**WHAT NEEDS TO BE DONE**
Begin with the line holding "What TikZ code", end with the line holding "(0,0) rectangle (671,371);", and repeat every line in between exactly, without pictures.

**SUPPLIED RECORDS**
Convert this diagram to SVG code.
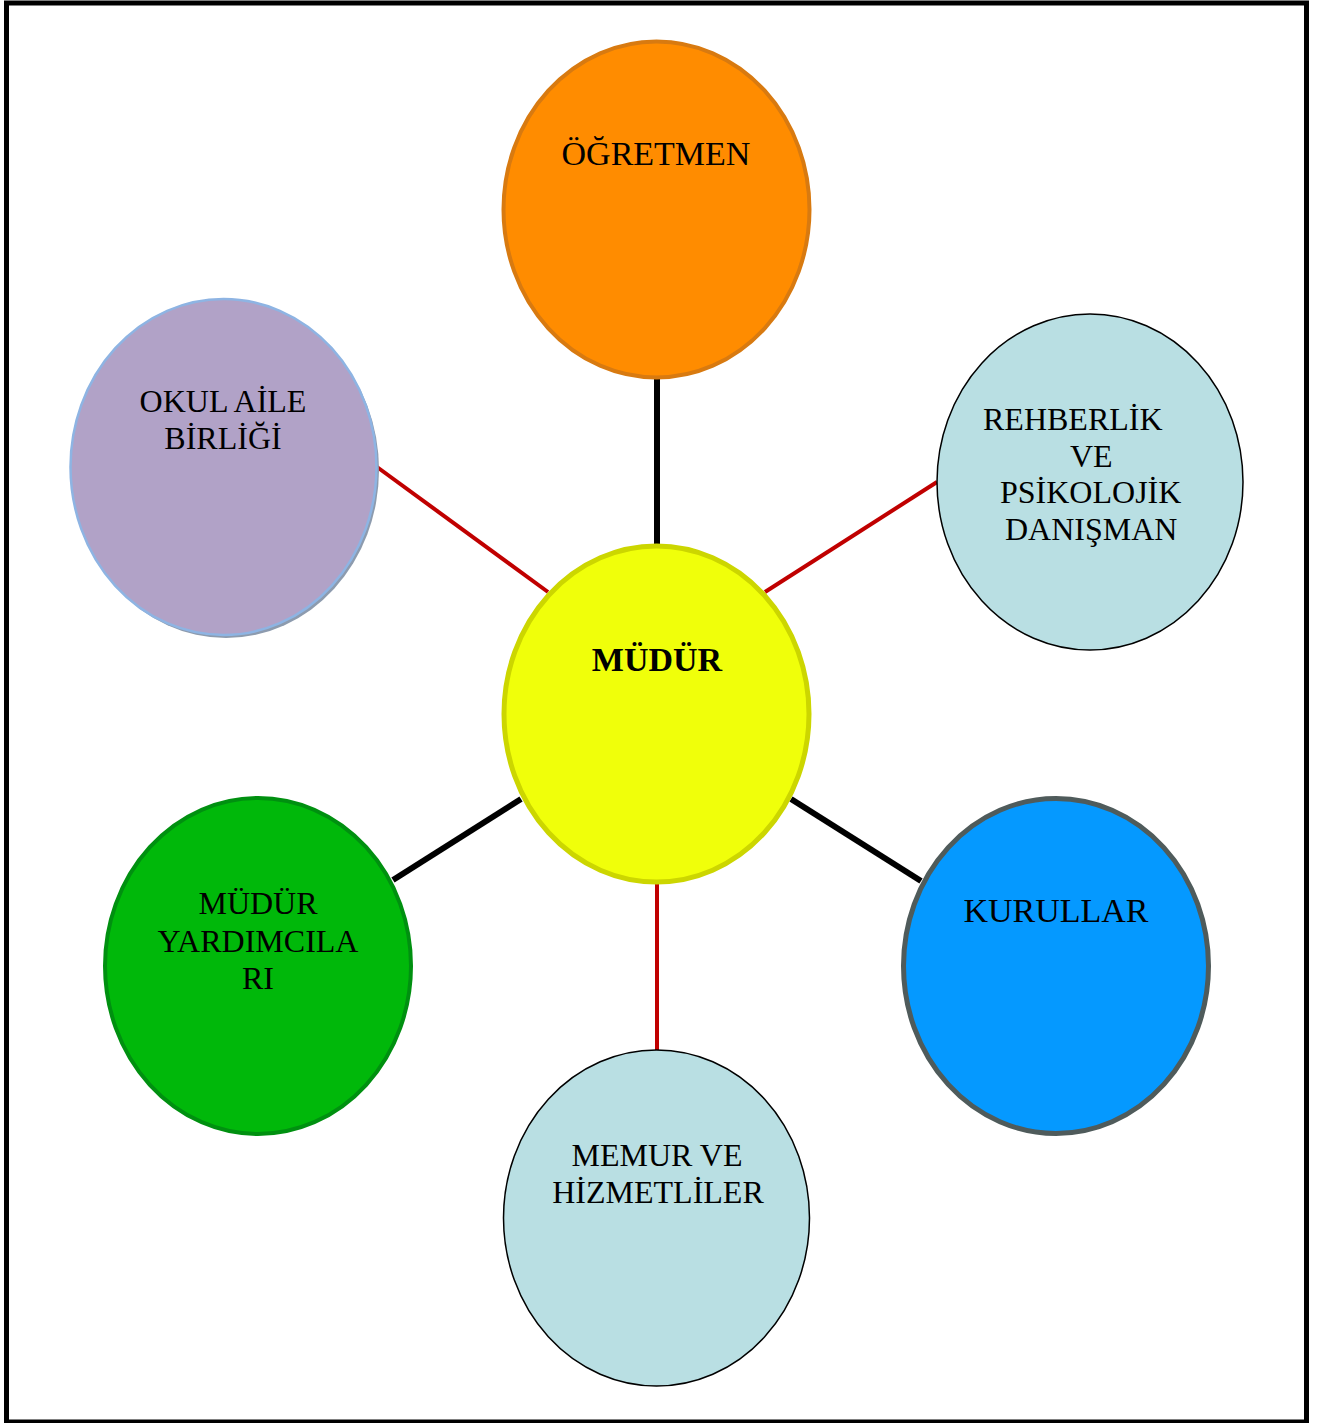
* * *
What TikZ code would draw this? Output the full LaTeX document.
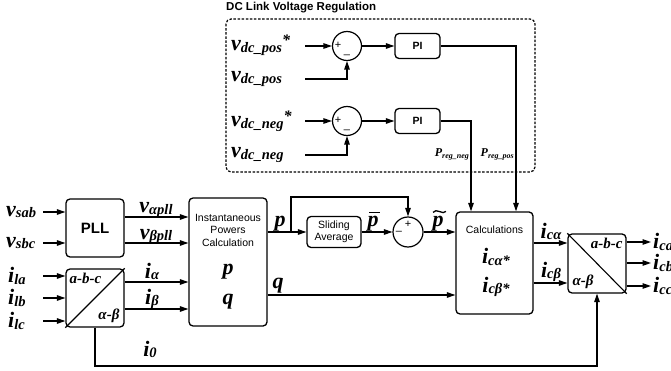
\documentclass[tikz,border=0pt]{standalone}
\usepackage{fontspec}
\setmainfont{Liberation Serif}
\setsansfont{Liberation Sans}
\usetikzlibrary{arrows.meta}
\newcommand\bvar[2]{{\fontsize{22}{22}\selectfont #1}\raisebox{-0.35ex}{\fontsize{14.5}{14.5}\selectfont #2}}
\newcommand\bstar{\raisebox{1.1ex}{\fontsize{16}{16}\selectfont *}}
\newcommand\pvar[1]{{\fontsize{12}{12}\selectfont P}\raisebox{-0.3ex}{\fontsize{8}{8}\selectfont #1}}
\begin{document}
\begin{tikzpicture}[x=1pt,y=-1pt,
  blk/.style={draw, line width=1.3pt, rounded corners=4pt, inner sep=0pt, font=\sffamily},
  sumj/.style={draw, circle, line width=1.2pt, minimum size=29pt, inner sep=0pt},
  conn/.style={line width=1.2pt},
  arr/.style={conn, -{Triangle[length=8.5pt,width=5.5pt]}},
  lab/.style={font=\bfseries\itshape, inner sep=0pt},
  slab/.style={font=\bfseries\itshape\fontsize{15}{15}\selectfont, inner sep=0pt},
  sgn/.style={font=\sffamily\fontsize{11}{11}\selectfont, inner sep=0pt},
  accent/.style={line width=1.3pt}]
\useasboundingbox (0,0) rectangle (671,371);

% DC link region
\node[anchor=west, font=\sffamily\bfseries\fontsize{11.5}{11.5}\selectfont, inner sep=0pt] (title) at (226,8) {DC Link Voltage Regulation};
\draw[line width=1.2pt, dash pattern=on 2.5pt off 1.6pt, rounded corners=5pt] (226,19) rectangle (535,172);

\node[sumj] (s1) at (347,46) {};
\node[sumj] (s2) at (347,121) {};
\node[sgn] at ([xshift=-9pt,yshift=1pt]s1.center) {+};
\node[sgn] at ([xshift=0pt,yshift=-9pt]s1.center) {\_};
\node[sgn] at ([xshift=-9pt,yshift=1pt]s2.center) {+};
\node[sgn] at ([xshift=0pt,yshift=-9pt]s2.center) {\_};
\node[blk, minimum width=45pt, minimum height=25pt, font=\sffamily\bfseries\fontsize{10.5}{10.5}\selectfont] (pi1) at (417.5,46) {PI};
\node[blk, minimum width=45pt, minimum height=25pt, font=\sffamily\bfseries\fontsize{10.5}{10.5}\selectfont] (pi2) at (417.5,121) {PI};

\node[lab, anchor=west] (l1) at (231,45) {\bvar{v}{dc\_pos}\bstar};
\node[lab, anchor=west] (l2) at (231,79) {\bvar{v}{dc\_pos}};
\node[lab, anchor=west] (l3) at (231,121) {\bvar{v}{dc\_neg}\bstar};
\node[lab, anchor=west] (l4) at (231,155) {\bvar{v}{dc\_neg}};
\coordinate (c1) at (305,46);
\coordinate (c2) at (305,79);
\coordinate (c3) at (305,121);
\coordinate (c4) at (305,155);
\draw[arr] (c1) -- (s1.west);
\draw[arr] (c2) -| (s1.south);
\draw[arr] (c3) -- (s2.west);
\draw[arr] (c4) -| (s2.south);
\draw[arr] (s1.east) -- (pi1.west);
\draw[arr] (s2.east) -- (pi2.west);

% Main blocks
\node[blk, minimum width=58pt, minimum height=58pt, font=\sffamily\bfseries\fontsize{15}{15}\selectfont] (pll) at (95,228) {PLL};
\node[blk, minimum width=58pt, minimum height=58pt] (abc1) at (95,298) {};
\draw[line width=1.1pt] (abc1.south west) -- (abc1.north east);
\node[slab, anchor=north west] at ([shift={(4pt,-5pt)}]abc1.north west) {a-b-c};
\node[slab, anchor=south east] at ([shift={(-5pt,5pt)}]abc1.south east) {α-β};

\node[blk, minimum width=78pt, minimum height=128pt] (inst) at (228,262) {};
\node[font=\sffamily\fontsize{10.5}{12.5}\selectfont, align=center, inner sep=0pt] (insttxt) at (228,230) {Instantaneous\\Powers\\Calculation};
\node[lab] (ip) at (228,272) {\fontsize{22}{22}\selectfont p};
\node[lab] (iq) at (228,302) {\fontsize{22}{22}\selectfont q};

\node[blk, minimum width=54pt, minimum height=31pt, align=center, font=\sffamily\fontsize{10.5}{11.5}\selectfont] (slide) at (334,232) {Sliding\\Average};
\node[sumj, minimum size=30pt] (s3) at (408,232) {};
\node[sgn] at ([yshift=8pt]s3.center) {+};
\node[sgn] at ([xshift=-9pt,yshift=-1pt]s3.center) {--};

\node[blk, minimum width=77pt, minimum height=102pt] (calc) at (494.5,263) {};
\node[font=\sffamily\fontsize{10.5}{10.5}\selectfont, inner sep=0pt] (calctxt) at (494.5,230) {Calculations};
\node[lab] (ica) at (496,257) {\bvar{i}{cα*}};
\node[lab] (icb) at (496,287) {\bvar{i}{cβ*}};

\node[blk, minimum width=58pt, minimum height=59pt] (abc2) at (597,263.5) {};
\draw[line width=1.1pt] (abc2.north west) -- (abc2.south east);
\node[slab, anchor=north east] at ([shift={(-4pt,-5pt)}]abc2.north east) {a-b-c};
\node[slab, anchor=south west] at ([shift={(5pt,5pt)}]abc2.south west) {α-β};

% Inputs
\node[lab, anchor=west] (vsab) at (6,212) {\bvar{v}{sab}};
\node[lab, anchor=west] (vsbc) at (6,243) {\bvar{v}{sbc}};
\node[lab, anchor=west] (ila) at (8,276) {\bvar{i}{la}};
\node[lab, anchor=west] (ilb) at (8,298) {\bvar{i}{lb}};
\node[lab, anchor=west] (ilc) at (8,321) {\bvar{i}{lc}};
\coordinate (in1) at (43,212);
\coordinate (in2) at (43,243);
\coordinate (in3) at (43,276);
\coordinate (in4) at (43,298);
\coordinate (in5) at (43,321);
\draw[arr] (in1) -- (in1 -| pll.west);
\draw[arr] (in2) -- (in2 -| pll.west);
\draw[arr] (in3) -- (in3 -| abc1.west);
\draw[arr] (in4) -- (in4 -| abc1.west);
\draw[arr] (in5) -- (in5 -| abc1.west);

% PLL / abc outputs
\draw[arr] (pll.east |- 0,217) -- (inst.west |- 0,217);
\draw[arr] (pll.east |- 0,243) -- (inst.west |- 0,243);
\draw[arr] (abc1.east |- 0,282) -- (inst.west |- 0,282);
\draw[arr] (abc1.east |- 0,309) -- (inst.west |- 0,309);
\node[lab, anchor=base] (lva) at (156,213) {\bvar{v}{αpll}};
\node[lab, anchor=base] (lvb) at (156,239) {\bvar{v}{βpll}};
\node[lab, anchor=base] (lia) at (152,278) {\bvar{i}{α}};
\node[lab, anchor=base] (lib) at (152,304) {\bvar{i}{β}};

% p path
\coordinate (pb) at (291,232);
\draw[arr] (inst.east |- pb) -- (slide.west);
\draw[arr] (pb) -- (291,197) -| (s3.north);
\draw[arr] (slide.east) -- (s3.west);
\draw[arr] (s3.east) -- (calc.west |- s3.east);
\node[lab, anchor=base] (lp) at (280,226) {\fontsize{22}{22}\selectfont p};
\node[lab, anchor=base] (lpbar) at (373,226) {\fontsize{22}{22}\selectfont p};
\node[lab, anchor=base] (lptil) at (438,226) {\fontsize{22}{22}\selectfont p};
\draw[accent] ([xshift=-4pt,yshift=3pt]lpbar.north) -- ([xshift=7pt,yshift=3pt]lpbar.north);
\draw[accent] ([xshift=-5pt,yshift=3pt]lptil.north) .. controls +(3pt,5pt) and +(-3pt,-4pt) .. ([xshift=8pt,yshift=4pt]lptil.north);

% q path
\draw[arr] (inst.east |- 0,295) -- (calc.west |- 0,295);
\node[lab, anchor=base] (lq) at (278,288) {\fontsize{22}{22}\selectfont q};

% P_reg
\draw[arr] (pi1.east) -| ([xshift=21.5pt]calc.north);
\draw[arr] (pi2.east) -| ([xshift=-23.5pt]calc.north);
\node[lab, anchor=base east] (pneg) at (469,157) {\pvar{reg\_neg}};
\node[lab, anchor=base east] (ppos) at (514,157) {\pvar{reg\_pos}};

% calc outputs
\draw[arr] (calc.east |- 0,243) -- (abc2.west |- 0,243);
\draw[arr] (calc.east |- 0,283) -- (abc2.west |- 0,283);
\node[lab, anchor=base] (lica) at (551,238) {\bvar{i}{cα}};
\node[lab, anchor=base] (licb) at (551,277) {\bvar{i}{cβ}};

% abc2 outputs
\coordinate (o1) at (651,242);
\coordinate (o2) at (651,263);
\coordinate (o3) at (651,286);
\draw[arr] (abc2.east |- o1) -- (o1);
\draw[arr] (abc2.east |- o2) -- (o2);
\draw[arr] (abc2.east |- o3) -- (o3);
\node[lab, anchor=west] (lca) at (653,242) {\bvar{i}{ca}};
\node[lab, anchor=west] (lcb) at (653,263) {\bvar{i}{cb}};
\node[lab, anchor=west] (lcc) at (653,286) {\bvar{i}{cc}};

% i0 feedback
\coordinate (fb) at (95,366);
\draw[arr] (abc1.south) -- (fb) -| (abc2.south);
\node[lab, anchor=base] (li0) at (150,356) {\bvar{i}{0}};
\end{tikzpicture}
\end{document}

**WRITTEN SOLUTION**
What TikZ code would draw this? Output the full LaTeX document.
\documentclass[tikz,border=0pt]{standalone}
\usepackage{fontspec}
\setmainfont{Liberation Serif}
\setsansfont{Liberation Sans}
\usetikzlibrary{arrows.meta}
\newcommand\bvar[2]{{\fontsize{22}{22}\selectfont #1}\raisebox{-0.35ex}{\fontsize{14.5}{14.5}\selectfont #2}}
\newcommand\bstar{\raisebox{1.1ex}{\fontsize{16}{16}\selectfont *}}
\newcommand\pvar[1]{{\fontsize{12}{12}\selectfont P}\raisebox{-0.3ex}{\fontsize{8}{8}\selectfont #1}}
\begin{document}
\begin{tikzpicture}[x=1pt,y=-1pt,
  blk/.style={draw, line width=1.3pt, rounded corners=4pt, inner sep=0pt, font=\sffamily},
  sumj/.style={draw, circle, line width=1.2pt, minimum size=29pt, inner sep=0pt},
  conn/.style={line width=1.2pt},
  arr/.style={conn, -{Triangle[length=8.5pt,width=5.5pt]}},
  lab/.style={font=\bfseries\itshape, inner sep=0pt},
  slab/.style={font=\bfseries\itshape\fontsize{15}{15}\selectfont, inner sep=0pt},
  sgn/.style={font=\sffamily\fontsize{11}{11}\selectfont, inner sep=0pt},
  accent/.style={line width=1.3pt}]
\useasboundingbox (0,0) rectangle (671,371);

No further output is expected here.